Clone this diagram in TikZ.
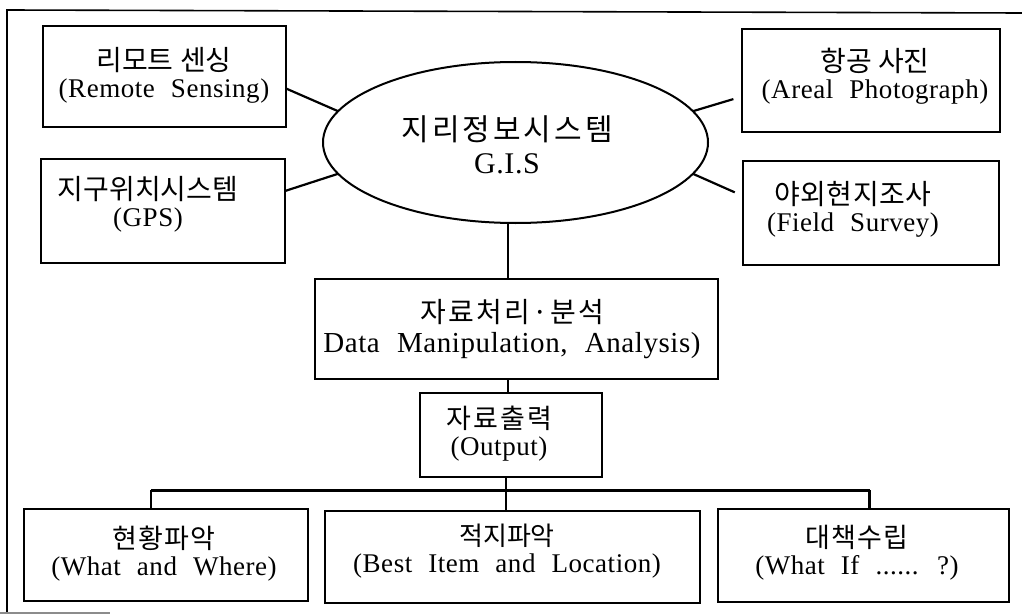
\documentclass[tikz,border=0pt]{standalone}
\usepackage{fontspec}
\setmainfont{Liberation Serif}[LetterSpace=2, WordSpace=2.2]
\newfontfamily\korfont{Noto Sans CJK KR}
\newcommand\ko[3][28]{{\korfont\fontsize{#1}{27}\selectfont\addfontfeature{LetterSpace=#2}#3}}
\usetikzlibrary{shapes.geometric}
\tikzset{
  box/.style={draw, line width=2pt, rectangle, outer sep=0pt, inner sep=0pt},
  txt/.style={align=center, inner sep=0pt, font=\fontsize{27}{27}\selectfont},
  link/.style={line width=2.2pt},
  bus/.style={line width=3pt},
  frameline/.style={line width=1.6pt}
}
\begin{document}
\begin{tikzpicture}[x=1pt, y=-1pt]
  \useasboundingbox (0,0) rectangle (1022,615);

  % page frame
  \draw[frameline] (1022,13) -- (7,10) -- (7,612);
  \draw[frameline, black!45] (0,613) -- (110,613);

  % central system
  \node[draw, ellipse, line width=2pt, outer sep=0pt, inner sep=0pt,
        minimum width=385pt, minimum height=161pt] (gis) at (515.5,142.5) {};
  \node[txt, font=\fontsize{30}{33}\selectfont] (gis-t) at (507,145)
    {\ko[30]{10}{지리정보시스템}\\G.I.S};

  % data sources
  \node[box, minimum width=243pt, minimum height=101pt] (rs) at (164.5,76.5) {};
  \node[txt] (rs-t) at (164,75) {\ko{0}{리모트 센싱}\\(Remote Sensing)};

  \node[box, minimum width=244pt, minimum height=104pt] (gps) at (163,211) {};
  \node[txt] (gps-t) at (148,204.5) {\ko{0}{지구위치시스템}\\(GPS)};

  \node[box, minimum width=258pt, minimum height=103pt] (ap) at (871,80.5) {};
  \node[txt] (ap-t) at (875,76) {\ko{0}{항공 사진}\\(Areal Photograph)};

  \node[box, minimum width=256pt, minimum height=104pt] (fs) at (871,213) {};
  \node[txt] (fs-t) at (853,209) {\ko{2}{야외현지조사}\\(Field Survey)};

  % processing chain
  \node[box, minimum width=403pt, minimum height=100pt] (data) at (516.5,329) {};
  \node[txt, font=\fontsize{29}{30}\selectfont] (data-t) at (512,329)
    {\ko{8}{자료처리·분석}\\Data Manipulation, Analysis)};

  \node[box, minimum width=182pt, minimum height=84pt] (out) at (511,435) {};
  \node[txt] (out-t) at (499,434) {\ko[27]{8}{자료출력}\\(Output)};

  % results
  \node[box, minimum width=284pt, minimum height=92pt] (b1) at (166,555) {};
  \node[txt] (b1-t) at (164,554) {\ko[27]{4}{현황파악}\\(What and Where)};

  \node[box, minimum width=375pt, minimum height=92pt] (b2) at (512.5,557) {};
  \node[txt] (b2-t) at (507,551) {\ko[26]{0}{적지파악}\\(Best Item and Location)};

  \node[box, minimum width=291pt, minimum height=93pt] (b3) at (863.5,555.5) {};
  \node[txt] (b3-t) at (857,553) {\ko[27]{4}{대책수립}\\(What If ...... ?)};

  % sources to the system
  \draw[link] ([yshift=-12pt]rs.east) -- (gis.170);
  \draw[link] ([yshift=20pt]gps.east) -- (gis.190);
  \draw[link, shorten >=9pt] (gis.10) -- ([yshift=-16pt]ap.west);
  \draw[link, shorten >=9pt] (gis.-10) -- ([yshift=17pt]fs.west);

  % system to processing to output
  \draw[link] ([xshift=-7.5pt]gis.south) -- ([xshift=-7.5pt]gis.south |- data.north);
  \draw[link] ([xshift=-8.5pt]data.south) -- ([xshift=-8.5pt]data.south |- out.north);

  % output distributed to the results
  \coordinate (busL) at ([xshift=-15pt]b1.north |- 0,490);
  \coordinate (busR) at ([xshift=6pt]b3.north |- 0,490);
  \draw[bus] (busL) -- (busR);
  \draw[link] ([xshift=-5pt]out.south) -- ([xshift=-5pt]out.south |- b2.north);
  \draw[link] (busL) -- (busL |- b1.north);
  \draw[link] (busR) -- (busR |- b3.north);
\end{tikzpicture}
\end{document}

□ □ □

#### The problem:
Exclude every picture and copy the remaining data exactly.

#### Task solution:
Clone this diagram in TikZ.
\documentclass[tikz,border=0pt]{standalone}
\usepackage{fontspec}
\setmainfont{Liberation Serif}[LetterSpace=2, WordSpace=2.2]
\newfontfamily\korfont{Noto Sans CJK KR}
\newcommand\ko[3][28]{{\korfont\fontsize{#1}{27}\selectfont\addfontfeature{LetterSpace=#2}#3}}
\usetikzlibrary{shapes.geometric}
\tikzset{
  box/.style={draw, line width=2pt, rectangle, outer sep=0pt, inner sep=0pt},
  txt/.style={align=center, inner sep=0pt, font=\fontsize{27}{27}\selectfont},
  link/.style={line width=2.2pt},
  bus/.style={line width=3pt},
  frameline/.style={line width=1.6pt}
}
\begin{document}
\begin{tikzpicture}[x=1pt, y=-1pt]
  \useasboundingbox (0,0) rectangle (1022,615);

  % page frame
  \draw[frameline] (1022,13) -- (7,10) -- (7,612);
  \draw[frameline, black!45] (0,613) -- (110,613);

  % central system
  \node[draw, ellipse, line width=2pt, outer sep=0pt, inner sep=0pt,
        minimum width=385pt, minimum height=161pt] (gis) at (515.5,142.5) {};
  \node[txt, font=\fontsize{30}{33}\selectfont] (gis-t) at (507,145)
    {\ko[30]{10}{지리정보시스템}\\G.I.S};

  % data sources
  \node[box, minimum width=243pt, minimum height=101pt] (rs) at (164.5,76.5) {};
  \node[txt] (rs-t) at (164,75) {\ko{0}{리모트 센싱}\\(Remote Sensing)};

  \node[box, minimum width=244pt, minimum height=104pt] (gps) at (163,211) {};
  \node[txt] (gps-t) at (148,204.5) {\ko{0}{지구위치시스템}\\(GPS)};

  \node[box, minimum width=258pt, minimum height=103pt] (ap) at (871,80.5) {};
  \node[txt] (ap-t) at (875,76) {\ko{0}{항공 사진}\\(Areal Photograph)};

  \node[box, minimum width=256pt, minimum height=104pt] (fs) at (871,213) {};
  \node[txt] (fs-t) at (853,209) {\ko{2}{야외현지조사}\\(Field Survey)};

  % processing chain
  \node[box, minimum width=403pt, minimum height=100pt] (data) at (516.5,329) {};
  \node[txt, font=\fontsize{29}{30}\selectfont] (data-t) at (512,329)
    {\ko{8}{자료처리·분석}\\Data Manipulation, Analysis)};

  \node[box, minimum width=182pt, minimum height=84pt] (out) at (511,435) {};
  \node[txt] (out-t) at (499,434) {\ko[27]{8}{자료출력}\\(Output)};

  % results
  \node[box, minimum width=284pt, minimum height=92pt] (b1) at (166,555) {};
  \node[txt] (b1-t) at (164,554) {\ko[27]{4}{현황파악}\\(What and Where)};

  \node[box, minimum width=375pt, minimum height=92pt] (b2) at (512.5,557) {};
  \node[txt] (b2-t) at (507,551) {\ko[26]{0}{적지파악}\\(Best Item and Location)};

  \node[box, minimum width=291pt, minimum height=93pt] (b3) at (863.5,555.5) {};
  \node[txt] (b3-t) at (857,553) {\ko[27]{4}{대책수립}\\(What If ...... ?)};

  % sources to the system
  \draw[link] ([yshift=-12pt]rs.east) -- (gis.170);
  \draw[link] ([yshift=20pt]gps.east) -- (gis.190);
  \draw[link, shorten >=9pt] (gis.10) -- ([yshift=-16pt]ap.west);
  \draw[link, shorten >=9pt] (gis.-10) -- ([yshift=17pt]fs.west);

  % system to processing to output
  \draw[link] ([xshift=-7.5pt]gis.south) -- ([xshift=-7.5pt]gis.south |- data.north);
  \draw[link] ([xshift=-8.5pt]data.south) -- ([xshift=-8.5pt]data.south |- out.north);

  % output distributed to the results
  \coordinate (busL) at ([xshift=-15pt]b1.north |- 0,490);
  \coordinate (busR) at ([xshift=6pt]b3.north |- 0,490);
  \draw[bus] (busL) -- (busR);
  \draw[link] ([xshift=-5pt]out.south) -- ([xshift=-5pt]out.south |- b2.north);
  \draw[link] (busL) -- (busL |- b1.north);
  \draw[link] (busR) -- (busR |- b3.north);
\end{tikzpicture}
\end{document}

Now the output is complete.